Quando ficamos muito tempo no encantamento, é maravilhoso. Esse período nos municia, nos alimenta para os invernos e para a escassez de graça, de delicadeza e de fé na relação que sabemos que virão, já que há apenas uma constante no universo: a mudança.
Deste modo, o que estou defendendo aqui é que os casamentos longos já se acabaram algumas vezes, alguns até muitas vezes. Nem sempre com tormentas, com tempestades nas quais abundam relâmpagos e trovões.
Às vezes, nos descasamos em silêncio, vivenciamos nossa solidão a dois em profundo recolhimento e aguardamos o tempo em que voltará uma alegria gostosa, risadas gratuitas, café da manhã com uma conversinha descompromissada, corpos mais desejosos e desejados e, é claro, sexo gostoso, como se fosse a primeira vez.

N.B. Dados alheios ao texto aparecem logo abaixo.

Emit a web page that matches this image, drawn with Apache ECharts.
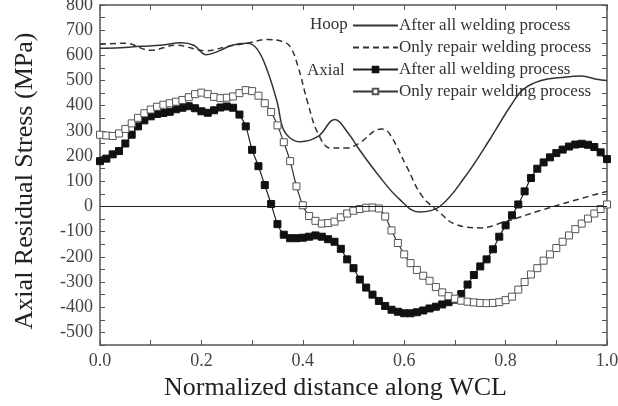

As mulheres se descasam e se recasam com os mesmos maridos mais vezes ao longo da vida. Talvez porque queiram mais da vida a dois, porque não se contentam apenas com o almoço saboroso, com a cervejinha, com o comando do controle remoto nas tardes de sábado e com o futebol que tanto os satisfazem.
Por isso, acho que o meu marido se descasou poucas vezes de mim.
Eu já me descasei umas cinco vezes, pelo menos.
De alguns desses descasamentos ele nem teve notícia; de outros, soube a partir do meu olhar, da minha fala silenciada e da minha introspecção.
Escrevo este texto num momento em que meu amado está ausente, uma ausência de apenas três semanas, porém, tempo suficiente para eu olhar tudo o que vivemos com olhos de ver.  
No início, uma saudade aliviada: bom encher o rosto de cosméticos das mais diversas naturezas -  argila é o preferido do momento - dormir no meio da cama, não precisar recolher tantos sapatos pelo chão na hora da limpeza; bom manter a temperatura do chuveiro sempre do meu agrado, a tampa do vaso sanitário sempre abaixada; bom não ter que negociar o cotidiano.
Depois, o café da manhã sozinha; o vazio causado pela falta do seu humor, bom sempre; o programa Senhor Brasil, nas manhãs de domingo, na TV Cultura, já sem a mesma graça; nenhuma xícara de café quentinho, logo após o almoço, servido na sala, onde, sempre que posso, me deito para um cochilo e/ou para assistir o Estúdio I, na Globo News.
Como o segredo do amor é conciliarmos presença e ausência com sabedoria, se a presença nos cansa e nos acomoda um pouco, a ausência nos conta do essencial invisível aos olhos que, de fato, conta na relação. Na ausência, separamos o joio do trigo, o que é banal daquilo que é fundamental e valorizamos mais este outro que não está ao nosso lado.
Por isso, estou no ciclo do encantamento. Aguardo sua volta, plena. Estou noiva. E vou me casar mais uma vez. Com ele.